Any pictures in the records below must be left out when you repeat the lines from the line containing "Write the TikZ code for this diagram." through the line containing "(1066.5,564.5) node (zweiter)" exactly.

[START OF DATA PROVIDED]

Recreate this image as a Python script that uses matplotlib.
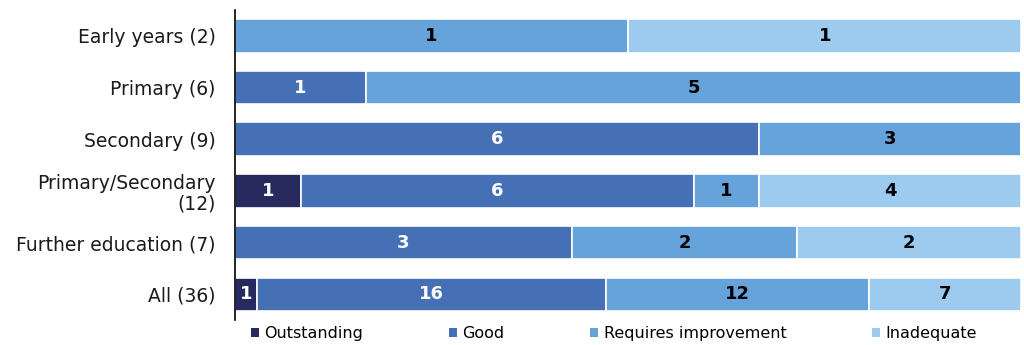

[END OF DATA PROVIDED]
[START OF DATA PROVIDED]

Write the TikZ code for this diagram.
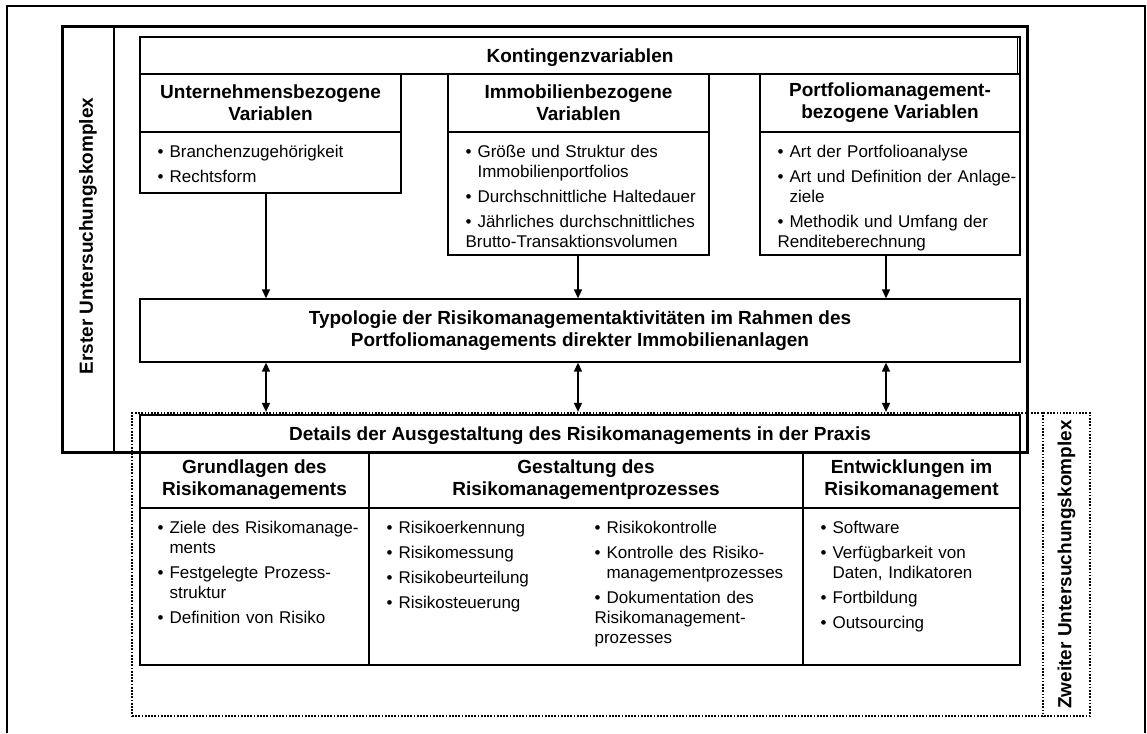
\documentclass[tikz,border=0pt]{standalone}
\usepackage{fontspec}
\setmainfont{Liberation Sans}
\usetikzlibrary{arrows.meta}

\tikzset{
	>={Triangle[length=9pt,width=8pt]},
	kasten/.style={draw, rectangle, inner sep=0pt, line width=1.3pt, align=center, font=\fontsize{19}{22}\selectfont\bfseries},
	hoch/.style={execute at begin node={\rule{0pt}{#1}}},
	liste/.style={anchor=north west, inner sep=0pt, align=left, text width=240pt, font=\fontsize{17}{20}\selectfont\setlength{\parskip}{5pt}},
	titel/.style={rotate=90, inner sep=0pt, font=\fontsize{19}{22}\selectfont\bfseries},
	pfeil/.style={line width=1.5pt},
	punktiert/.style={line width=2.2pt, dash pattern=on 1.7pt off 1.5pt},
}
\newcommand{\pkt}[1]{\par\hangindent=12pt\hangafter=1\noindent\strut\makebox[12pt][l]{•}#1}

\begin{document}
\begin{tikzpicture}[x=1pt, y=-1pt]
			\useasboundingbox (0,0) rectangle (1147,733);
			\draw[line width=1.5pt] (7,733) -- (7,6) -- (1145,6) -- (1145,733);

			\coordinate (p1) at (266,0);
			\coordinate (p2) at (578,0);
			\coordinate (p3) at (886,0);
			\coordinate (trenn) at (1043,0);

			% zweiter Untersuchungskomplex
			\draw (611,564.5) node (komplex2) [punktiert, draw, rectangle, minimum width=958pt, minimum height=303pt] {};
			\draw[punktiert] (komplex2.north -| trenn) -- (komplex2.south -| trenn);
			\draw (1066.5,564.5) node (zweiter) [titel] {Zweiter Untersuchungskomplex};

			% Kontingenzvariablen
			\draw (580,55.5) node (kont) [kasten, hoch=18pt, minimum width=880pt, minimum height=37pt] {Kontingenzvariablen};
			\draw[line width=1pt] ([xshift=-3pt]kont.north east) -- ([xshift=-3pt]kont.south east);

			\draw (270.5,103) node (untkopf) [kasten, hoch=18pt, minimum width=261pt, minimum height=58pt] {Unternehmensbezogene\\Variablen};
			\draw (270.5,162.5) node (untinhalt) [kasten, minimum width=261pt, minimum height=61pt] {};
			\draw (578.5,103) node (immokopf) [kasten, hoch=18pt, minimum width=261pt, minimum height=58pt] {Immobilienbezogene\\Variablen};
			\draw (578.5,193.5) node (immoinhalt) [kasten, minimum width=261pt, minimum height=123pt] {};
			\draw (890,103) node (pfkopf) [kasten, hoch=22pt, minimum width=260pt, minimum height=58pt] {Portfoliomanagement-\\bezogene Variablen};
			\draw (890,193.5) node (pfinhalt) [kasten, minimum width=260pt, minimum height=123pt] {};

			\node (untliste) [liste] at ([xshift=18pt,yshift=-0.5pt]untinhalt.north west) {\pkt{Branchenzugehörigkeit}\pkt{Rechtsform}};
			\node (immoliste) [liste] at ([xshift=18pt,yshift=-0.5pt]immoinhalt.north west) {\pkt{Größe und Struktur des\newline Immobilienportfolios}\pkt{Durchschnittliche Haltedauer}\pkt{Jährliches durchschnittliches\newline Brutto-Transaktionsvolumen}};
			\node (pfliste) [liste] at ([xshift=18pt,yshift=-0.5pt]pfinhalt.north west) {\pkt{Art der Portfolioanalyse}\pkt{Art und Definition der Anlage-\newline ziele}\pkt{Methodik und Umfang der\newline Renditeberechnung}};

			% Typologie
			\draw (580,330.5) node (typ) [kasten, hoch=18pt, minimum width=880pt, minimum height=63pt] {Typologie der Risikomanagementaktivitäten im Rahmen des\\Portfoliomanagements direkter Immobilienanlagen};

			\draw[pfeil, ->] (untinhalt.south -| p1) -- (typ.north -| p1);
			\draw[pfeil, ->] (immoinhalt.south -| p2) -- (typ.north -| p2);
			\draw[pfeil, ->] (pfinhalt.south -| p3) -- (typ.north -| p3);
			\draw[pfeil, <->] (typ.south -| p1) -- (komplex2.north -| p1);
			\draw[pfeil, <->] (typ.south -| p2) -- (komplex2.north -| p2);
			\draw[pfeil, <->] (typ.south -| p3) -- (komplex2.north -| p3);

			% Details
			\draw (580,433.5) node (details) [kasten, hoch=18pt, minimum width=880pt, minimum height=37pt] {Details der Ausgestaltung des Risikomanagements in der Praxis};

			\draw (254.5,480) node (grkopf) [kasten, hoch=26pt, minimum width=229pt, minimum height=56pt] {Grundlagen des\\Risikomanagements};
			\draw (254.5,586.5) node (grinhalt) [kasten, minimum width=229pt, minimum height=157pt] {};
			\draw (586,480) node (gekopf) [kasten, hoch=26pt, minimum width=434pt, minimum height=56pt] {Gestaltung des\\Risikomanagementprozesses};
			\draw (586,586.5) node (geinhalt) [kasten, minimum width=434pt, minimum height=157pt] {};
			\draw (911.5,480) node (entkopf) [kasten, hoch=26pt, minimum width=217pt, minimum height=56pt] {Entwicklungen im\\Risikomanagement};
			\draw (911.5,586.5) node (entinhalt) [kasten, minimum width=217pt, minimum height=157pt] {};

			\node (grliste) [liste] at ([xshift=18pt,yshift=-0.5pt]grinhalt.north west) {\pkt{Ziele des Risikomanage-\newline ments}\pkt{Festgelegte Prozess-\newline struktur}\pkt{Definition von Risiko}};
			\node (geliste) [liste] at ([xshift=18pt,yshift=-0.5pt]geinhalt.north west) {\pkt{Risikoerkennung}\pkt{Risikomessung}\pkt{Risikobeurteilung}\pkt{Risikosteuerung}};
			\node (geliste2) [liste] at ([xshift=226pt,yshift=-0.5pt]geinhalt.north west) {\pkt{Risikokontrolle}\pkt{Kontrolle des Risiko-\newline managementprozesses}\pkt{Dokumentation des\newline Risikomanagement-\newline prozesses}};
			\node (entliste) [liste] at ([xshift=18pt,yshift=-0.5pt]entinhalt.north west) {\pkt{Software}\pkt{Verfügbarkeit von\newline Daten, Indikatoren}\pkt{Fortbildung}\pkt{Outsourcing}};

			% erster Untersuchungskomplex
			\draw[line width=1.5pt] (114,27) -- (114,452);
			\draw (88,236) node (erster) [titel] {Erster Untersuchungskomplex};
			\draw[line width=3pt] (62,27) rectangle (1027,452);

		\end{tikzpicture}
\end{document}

[END OF DATA PROVIDED]
[START OF DATA PROVIDED]

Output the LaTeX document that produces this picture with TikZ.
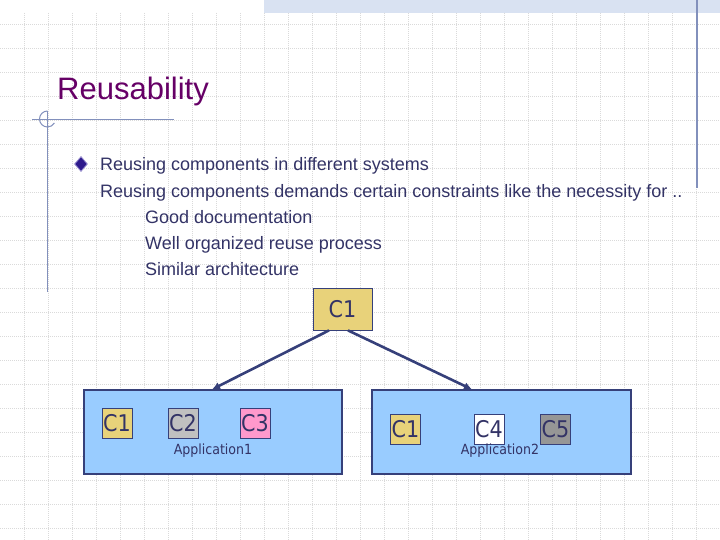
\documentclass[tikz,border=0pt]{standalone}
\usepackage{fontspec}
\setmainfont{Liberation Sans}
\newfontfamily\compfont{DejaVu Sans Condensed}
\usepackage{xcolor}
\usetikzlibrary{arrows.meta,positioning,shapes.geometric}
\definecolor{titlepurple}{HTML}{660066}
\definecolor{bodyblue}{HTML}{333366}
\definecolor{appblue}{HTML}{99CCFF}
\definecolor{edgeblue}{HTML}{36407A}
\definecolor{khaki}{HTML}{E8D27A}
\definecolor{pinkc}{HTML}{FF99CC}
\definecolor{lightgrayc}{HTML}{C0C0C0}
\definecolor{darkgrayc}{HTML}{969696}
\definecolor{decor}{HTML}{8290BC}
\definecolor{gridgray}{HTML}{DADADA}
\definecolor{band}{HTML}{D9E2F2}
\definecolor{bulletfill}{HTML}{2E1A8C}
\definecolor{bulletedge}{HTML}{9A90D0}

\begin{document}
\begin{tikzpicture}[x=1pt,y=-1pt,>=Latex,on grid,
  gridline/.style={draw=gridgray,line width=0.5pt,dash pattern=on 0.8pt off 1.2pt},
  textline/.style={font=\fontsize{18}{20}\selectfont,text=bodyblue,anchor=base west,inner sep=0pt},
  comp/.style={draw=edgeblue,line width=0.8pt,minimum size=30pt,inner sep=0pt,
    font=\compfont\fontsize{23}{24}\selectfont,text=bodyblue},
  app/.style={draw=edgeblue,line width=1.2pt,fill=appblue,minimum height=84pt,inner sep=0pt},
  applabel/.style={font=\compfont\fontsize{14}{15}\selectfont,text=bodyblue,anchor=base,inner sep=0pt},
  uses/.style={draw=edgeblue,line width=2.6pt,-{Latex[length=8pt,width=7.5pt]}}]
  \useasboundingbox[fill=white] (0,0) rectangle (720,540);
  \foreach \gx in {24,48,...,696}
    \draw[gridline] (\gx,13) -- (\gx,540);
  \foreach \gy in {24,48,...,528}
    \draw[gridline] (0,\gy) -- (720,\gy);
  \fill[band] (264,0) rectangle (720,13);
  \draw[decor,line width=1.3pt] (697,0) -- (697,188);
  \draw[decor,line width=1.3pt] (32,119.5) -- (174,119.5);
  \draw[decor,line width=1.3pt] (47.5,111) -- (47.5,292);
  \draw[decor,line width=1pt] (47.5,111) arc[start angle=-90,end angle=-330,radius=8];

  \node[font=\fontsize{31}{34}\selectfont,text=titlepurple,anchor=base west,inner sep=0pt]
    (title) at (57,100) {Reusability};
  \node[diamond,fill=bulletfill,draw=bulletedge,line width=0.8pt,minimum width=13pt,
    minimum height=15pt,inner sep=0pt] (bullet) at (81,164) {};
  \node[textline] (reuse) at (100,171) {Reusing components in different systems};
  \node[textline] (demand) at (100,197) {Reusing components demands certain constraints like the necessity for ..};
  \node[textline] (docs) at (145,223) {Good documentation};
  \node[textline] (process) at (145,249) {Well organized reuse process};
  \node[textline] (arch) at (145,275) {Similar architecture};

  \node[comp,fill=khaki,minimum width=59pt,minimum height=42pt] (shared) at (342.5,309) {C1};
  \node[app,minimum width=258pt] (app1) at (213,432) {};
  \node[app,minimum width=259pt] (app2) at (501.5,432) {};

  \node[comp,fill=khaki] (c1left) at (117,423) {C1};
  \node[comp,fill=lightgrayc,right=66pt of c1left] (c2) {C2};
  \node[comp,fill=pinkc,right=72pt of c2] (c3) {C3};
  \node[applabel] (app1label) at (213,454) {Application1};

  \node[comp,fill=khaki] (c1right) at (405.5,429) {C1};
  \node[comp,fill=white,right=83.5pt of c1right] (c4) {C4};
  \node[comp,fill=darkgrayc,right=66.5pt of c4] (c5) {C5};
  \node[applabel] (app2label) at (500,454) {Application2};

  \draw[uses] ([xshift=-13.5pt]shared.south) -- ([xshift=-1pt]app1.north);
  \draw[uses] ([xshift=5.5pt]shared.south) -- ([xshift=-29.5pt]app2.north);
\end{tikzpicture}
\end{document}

[END OF DATA PROVIDED]

• [THE RESULT]:
Write the TikZ code for this diagram.
\documentclass[tikz,border=0pt]{standalone}
\usepackage{fontspec}
\setmainfont{Liberation Sans}
\usetikzlibrary{arrows.meta}

\tikzset{
	>={Triangle[length=9pt,width=8pt]},
	kasten/.style={draw, rectangle, inner sep=0pt, line width=1.3pt, align=center, font=\fontsize{19}{22}\selectfont\bfseries},
	hoch/.style={execute at begin node={\rule{0pt}{#1}}},
	liste/.style={anchor=north west, inner sep=0pt, align=left, text width=240pt, font=\fontsize{17}{20}\selectfont\setlength{\parskip}{5pt}},
	titel/.style={rotate=90, inner sep=0pt, font=\fontsize{19}{22}\selectfont\bfseries},
	pfeil/.style={line width=1.5pt},
	punktiert/.style={line width=2.2pt, dash pattern=on 1.7pt off 1.5pt},
}
\newcommand{\pkt}[1]{\par\hangindent=12pt\hangafter=1\noindent\strut\makebox[12pt][l]{•}#1}

\begin{document}
\begin{tikzpicture}[x=1pt, y=-1pt]
			\useasboundingbox (0,0) rectangle (1147,733);
			\draw[line width=1.5pt] (7,733) -- (7,6) -- (1145,6) -- (1145,733);

			\coordinate (p1) at (266,0);
			\coordinate (p2) at (578,0);
			\coordinate (p3) at (886,0);
			\coordinate (trenn) at (1043,0);

			% zweiter Untersuchungskomplex
			\draw (611,564.5) node (komplex2) [punktiert, draw, rectangle, minimum width=958pt, minimum height=303pt] {};
			\draw[punktiert] (komplex2.north -| trenn) -- (komplex2.south -| trenn);
			\draw (1066.5,564.5) node (zweiter) [titel] {Zweiter Untersuchungskomplex};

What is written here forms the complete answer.